Barbara Castleton et l’enfant Richard Headric dans « The Child Thou Gavest Me »

The Child Thou Gavest Me (1921) commence le jour du mariage entre Norma et Edward. Elle veut révéler un secret à son mari, mais sa mère lui conseille de se taire. En plein milieu de la cérémonie, une femme apporte un enfant qui est celui de Norma, mais que celle-ci croyait décédé. Sa mère l’avait confié à une nourrice. Edward accepte d’adopter l’enfant, mais fait serment de rechercher le père et de le tuer. Il soupçonne un ami, Tom, qu’il invite à la maison. Lorsqu’il voit Tom en conversation très amicale avec Norma, il l’abat. Norma lui révèle alors qu’elle avait été violée par un soldat, lorsqu’elle servait comme infirmière en Belgique.
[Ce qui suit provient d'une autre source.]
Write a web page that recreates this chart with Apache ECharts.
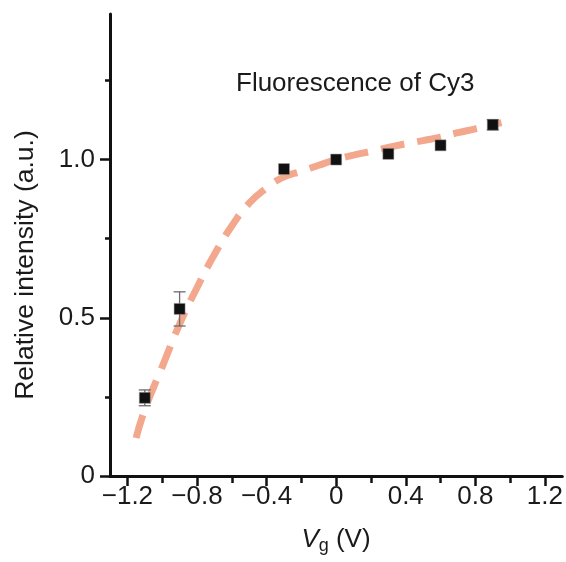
<!DOCTYPE html>
<html>
<head>
<meta charset="utf-8">
<script src="https://cdn.jsdelivr.net/npm/echarts@6/dist/echarts.min.js"></script>
<style>html,body{margin:0;padding:0;background:#fff;}#c{width:566px;height:562px;}</style>
</head>
<body>
<div id="c"></div>
<script>
// Measured points (Vg in V, relative intensity)
const vg = [-1.1, -0.9, -0.3, 0, 0.3, 0.6, 0.9];
const intensity = [0.247, 0.528, 0.970, 1.0, 1.018, 1.045, 1.110];
const errors = [0.025, 0.054, 0, 0, 0, 0, 0.016];
// Dashed guide curve
const fitX = [-1.15, -1.1, -1.0, -0.9, -0.8, -0.7, -0.6, -0.5, -0.4, -0.3, -0.2, -0.1, 0, 0.1, 0.2, 0.3, 0.4, 0.5, 0.6, 0.7, 0.8, 0.95];
const fitY = [0.12, 0.21, 0.345, 0.48, 0.595, 0.70, 0.79, 0.862, 0.91, 0.945, 0.963, 0.982, 1.0, 1.014, 1.026, 1.038, 1.05, 1.06, 1.071, 1.085, 1.097, 1.117];
// Tick values
const xMajor = [-1.2, -0.8, -0.4, 0, 0.4, 0.8, 1.2];
const xMinor = [-1.0, -0.6, -0.2, 0.2, 0.6, 1.0];
const yMajor = [0, 0.5, 1.0];
const yMinor = [0.25, 0.75, 1.25];

const FONT = 'Liberation Sans';
const TXT = '#1a1a1a';
const chart = echarts.init(document.getElementById('c'), null, {renderer: 'canvas'});

const grid = {left: 110, top: 14, right: 3, bottom: 86};
const fmtX = v => {
  if (Math.abs(v) < 1e-9) return '0';
  return (v < 0 ? '\u2212' : '') + Math.abs(v).toFixed(1);
};
const fmtY = v => (Math.abs(v) < 1e-9 ? '0' : v.toFixed(1));

chart.setOption({
  animation: false,
  backgroundColor: '#fff',
  grid: grid,
  xAxis: [
    {
      type: 'value', min: -1.3, max: 1.3,
      axisLine: {show: true, onZero: false, lineStyle: {color: '#111', width: 3}},
      axisTick: {show: true, length: 10, customValues: xMajor, lineStyle: {color: '#111', width: 2.5}},
      axisLabel: {customValues: xMajor, formatter: fmtX, margin: 8, fontFamily: FONT, fontSize: 26, color: TXT},
      splitLine: {show: false}
    },
    {
      type: 'value', min: -1.3, max: 1.3, position: 'bottom',
      axisLine: {show: false, onZero: false},
      axisTick: {show: true, length: 7, customValues: xMinor, lineStyle: {color: '#111', width: 2.5}},
      axisLabel: {show: false},
      splitLine: {show: false}
    }
  ],
  yAxis: [
    {
      type: 'value', min: 0, max: 1.46,
      axisLine: {show: true, onZero: false, lineStyle: {color: '#111', width: 3}},
      axisTick: {show: true, length: 10, customValues: yMajor, lineStyle: {color: '#111', width: 2.5}},
      axisLabel: {customValues: yMajor, formatter: fmtY, margin: 15, fontFamily: FONT, fontSize: 26, color: TXT},
      splitLine: {show: false}
    },
    {
      type: 'value', min: 0, max: 1.46, position: 'left',
      axisLine: {show: false, onZero: false},
      axisTick: {show: true, length: 5, customValues: yMinor, lineStyle: {color: '#111', width: 2.5}},
      axisLabel: {show: false},
      splitLine: {show: false}
    }
  ],
  graphic: [
    {
      type: 'text', x: 236, y: 84,
      style: {text: 'Fluorescence of Cy3', fontFamily: FONT, fontSize: 26, fill: TXT, align: 'left', verticalAlign: 'middle'}
    },
    {
      type: 'text', x: 26, y: 265, rotation: Math.PI / 2,
      style: {text: 'Relative intensity (a.u.)', fontFamily: FONT, fontSize: 26.5, fill: TXT, align: 'center', verticalAlign: 'middle'}
    },
    {
      type: 'text', x: 336, y: 540,
      style: {
        text: '{i|V}{s|g} (V)', align: 'center', verticalAlign: 'middle', fontFamily: FONT, fontSize: 26, fill: TXT,
        rich: {
          i: {fontStyle: 'italic', fontFamily: FONT, fontSize: 26, fill: TXT},
          s: {fontFamily: FONT, fontSize: 18, fill: TXT, padding: [13, 0, 0, 0]}
        }
      }
    }
  ],
  series: [
    {
      type: 'line', xAxisIndex: 0, yAxisIndex: 0,
      data: fitX.map((x, i) => [x, fitY[i]]),
      smooth: true, showSymbol: false, symbol: 'none',
      lineStyle: {color: '#f3a88e', width: 7, type: [24, 13], cap: 'butt'},
      z: 2
    },
    {
      type: 'custom', xAxisIndex: 0, yAxisIndex: 0,
      data: vg.map((x, i) => [x, intensity[i], errors[i]]),
      renderItem: function (params, api) {
        const x = api.value(0), y = api.value(1), e = api.value(2);
        if (!e) return null;
        const top = api.coord([x, y + e]);
        const bot = api.coord([x, y - e]);
        const hw = 6;
        const st = {stroke: '#6b6b6b', lineWidth: 1.3};
        return {
          type: 'group',
          children: [
            {type: 'line', shape: {x1: top[0], y1: top[1], x2: bot[0], y2: bot[1]}, style: st},
            {type: 'line', shape: {x1: top[0] - hw, y1: top[1], x2: top[0] + hw, y2: top[1]}, style: st},
            {type: 'line', shape: {x1: bot[0] - hw, y1: bot[1], x2: bot[0] + hw, y2: bot[1]}, style: st}
          ]
        };
      },
      z: 3
    },
    {
      type: 'scatter', xAxisIndex: 0, yAxisIndex: 0,
      data: vg.map((x, i) => [x, intensity[i]]),
      symbol: 'rect', symbolSize: 11,
      itemStyle: {color: '#111', borderColor: '#999', borderWidth: 0.5, opacity: 1},
      z: 4
    }
  ]
});
</script>
</body>
</html>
Edward réalise que ce soldat, c’était lui. Il essaie de se suicider, mais Norma l’en empêche : elle a besoin de lui et leur enfant aussi. Tom survit à ses blessures et on peut enfin sabrer le champagne.

Lew Cody (au centre) dans « Husbands and Lovers »

Dans Suspicious Wives (1921), Molly soupçonne son mari James d’être infidèle, alors qu’il aide en secret financièrement sa belle-sœur. Molly quitte James sans explication et loue une maison en pleine campagne. James la cherche sans succès et se retrouve temporairement aveugle suite à un accident automobile. Les secouristes l’amènent dans la maison louée par sa femme. Elle le soigne avec amour sans révéler son identité. Quand il retrouve la vue, sa belle-sœur arrive en visite et tout est éclairci.

William Haines et Frankie Darro dans « Memory Lane »

Husbands and Lovers (1924) raconte ce qui peut arriver lorsque les conjoints se sont trop habitués l’un à l’autre. Un ami profite pour courtiser la femme, il brouille les cartes et un divorce s’ensuit. Mais au moment du nouveau mariage, l’ancien mari, toujours éperdument amoureux, convainc son ex de s’enfuir avec lui. Dans Memory Lane (1926), un ancien rival du mari se présente quelques années après le mariage dans la demeure d’un couple heureux et se comporte avec une grossièreté excessive. De sorte que l’épouse est heureuse de son choix de mari, mais le mari sait que l’autre ne s’est donné en spectacle que pour conforter la femme dans son bonheur.